Sunday, February 15, 2004

Interesting question

Charles Krauthammer considers why al Qaeda hasn't attacked the U.S. again. Has it attacked any nation in the coalition?

Possible Answers:

We've deterred them. (This isn't in Krauthammer's list.)

We've disrupted it, destroying its base in Afghanistan, dried up much of its funding, captured or killed important leaders and planners.


It has reverted to regional attacks against governments it deems insufficiently Islamist.

It is too proud to stage less spectacular operation than 9/11.
Part of the appeal of al-Qaida ? what it uses to recruit people and funds ? is its mystique. Superhuman feats, brilliant execution, masterful planning. That aura feeds its ideology of historical inevitability, that ultimately it will prevail over Western decadence, because the seeming high-tech West lacks the diabolical and methodical will that Islamism brings to the war.

Could that be it? For the sake of its own mythology, is al-Qaida biding its time until it can pull off the next spectacular?
It reminds me of this piece by Austin Bay, via Instapundit.

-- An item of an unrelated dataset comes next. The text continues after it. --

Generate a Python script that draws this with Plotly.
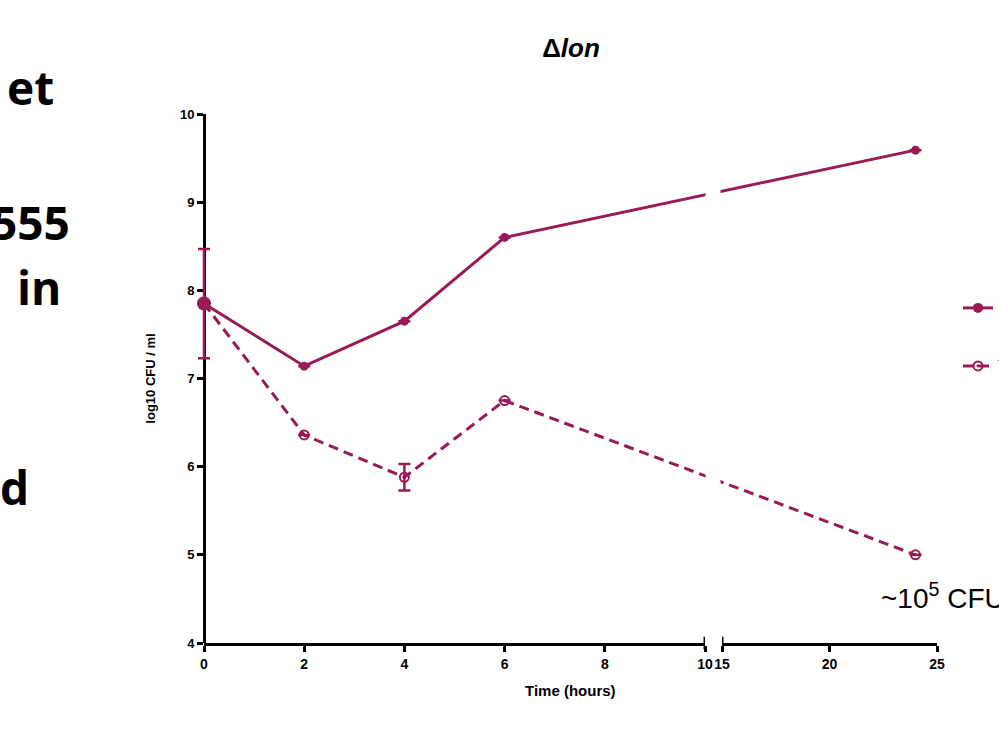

Krauthammer's piece ends with a sobering point:
Maybe al-Qaida does lack the capacity for even simple terrorism on U.S. soil. If so, it speaks well for an administration that immediately after Sept. 11 designed and carried out a radically new strategy, both offensive and defensive, to fight the war on terror.

But no one dares say it. It could prove catastrophically wrong tomorrow.
Update: Why is al Qaeda now launching attacks on fellow Muslims?